Last week, agents of the Philippine Drug Enforcement Agency and the Anti-Illegal Drugs Group of the Philippine National Police seized some P180 million worth of suspected shabu (methamphetamine hydrochloride) in Valenzuela City from alleged members of an international drug network based either in China or Taiwan. Law enforcers also raided the warehouse where the illegal drugs were believed to have been hidden in crates containing heavy-duty turret drilling machines. In effect, the drug syndicate legally shipped the machines to the Philippines last Jan. 3 through the Port of Manila; these were claimed by its consignee on Jan. 9 and brought to the warehouse until last week’s police raid which was based on a tip.
This is not a unique case. Last year, former PDEA head Dionisio Santiago testified at the Senate that much of the illegal drugs entering the Philippines was smuggled through cargo containers lawfully entering the various ports. At one point, former BOC chief Ruffy Biazon also reported the interception of three containers with the needed components to build a shabu laboratory. This could be the reason for the country’s big drug problem. According to PDEA statistics, illegal drugs are prevalent in 92 percent of Metro Manila barangays.
The BOC has a big role to play if the government is to firmly confront the drug problem. A big help is the crafting of a program to modernize BOC control of containerized cargo. The ports handled 1.69 million 20-foot import containers in 2014, or an average of 4,600 inbound containers a day. Former BOC chief John Sevilla has reportedly admitted that due to limited resources, Customs personnel were able to inspect only a small percentage of those containers.
A possible solution has been languishing in Congress for almost a decade: the proposed Customs Modernization and Tariff Act (CMTA), which will overhaul the outdated 1978 Tariff and Customs Code of the Philippines and “help the country transform the Bureau of Customs into a modern and efficient organization [at] par with global standards.”
Sen. Juan Edgardo Angara, who sponsored the CMTA in the Senate, said it would simplify, modernize and align Customs procedures with global best practices. The proposed measure will amend the Tariff and Customs Code to comply with the Revised Kyoto Convention, a blueprint for modern and efficient customs procedures of the World Customs Organization, to which the Philippines has been a signatory since 2010.
“We want to overhaul and modernize the bureau, which has long been perceived as one of the most corrupt and underperforming government agencies in the country,” Angara said. The CMTA, which has gained support from the Joint Foreign Chambers (a coalition of the American, Australian-New Zealand, Canadian, European, Japanese, and Korean business chambers), will simplify and clarify customs procedures, including import clearances and valuations, making the release of goods much faster.
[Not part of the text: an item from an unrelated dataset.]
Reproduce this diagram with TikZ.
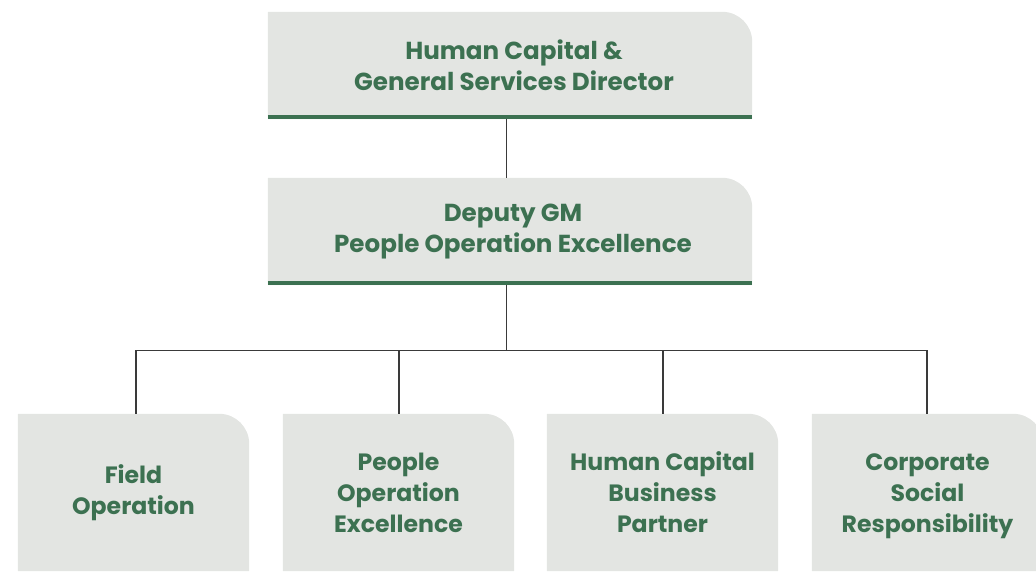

What is important is that the bill mandates the use of information and communications technology that will speed up customs operations. This includes the installation of X-ray machines and the deployment of sufficient numbers of personnel in all ports nationwide.
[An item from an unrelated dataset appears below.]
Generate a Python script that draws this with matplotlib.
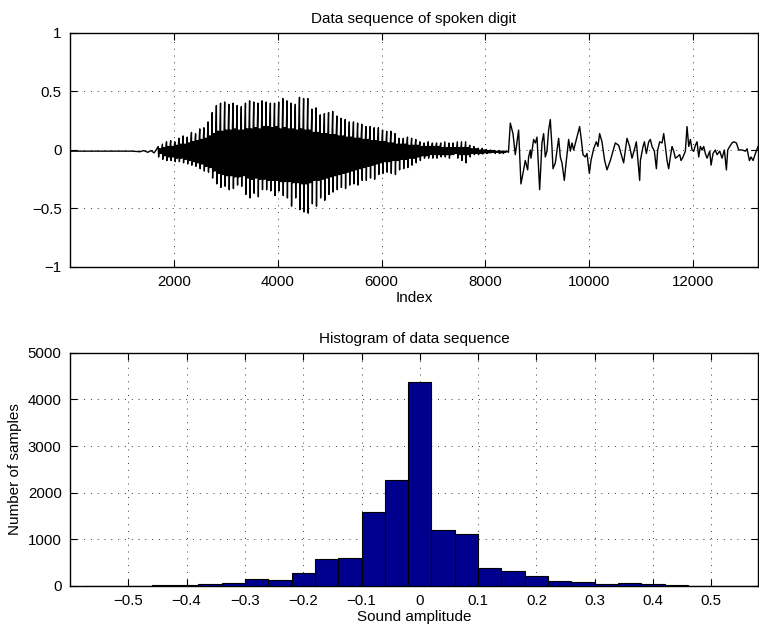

Sadly, approval of the important bill was stalled again last year, when a provision was inserted in the House-approved version that directly contradicted its very essence. A new chapter was added, requiring preshipment inspection, or for import shipments to undergo inspection at the place of origin, at the expense of the shipper, thus raising the cost of imports.
In today’s fast-changing global economy, the foreign business community has emphasized that the Philippines can ill afford not to modernize its customs administration to keep up with changing international standards, to make customs valuation and inspection procedures more transparent and predictable, and to implement automated procedures. Technology and upgrading will not only curb the drug menace. It will also address the smuggling of other goods.
The Philippines is estimated to be losing anywhere between P200 billion and P1 trillion to smuggling yearly. This is no small amount.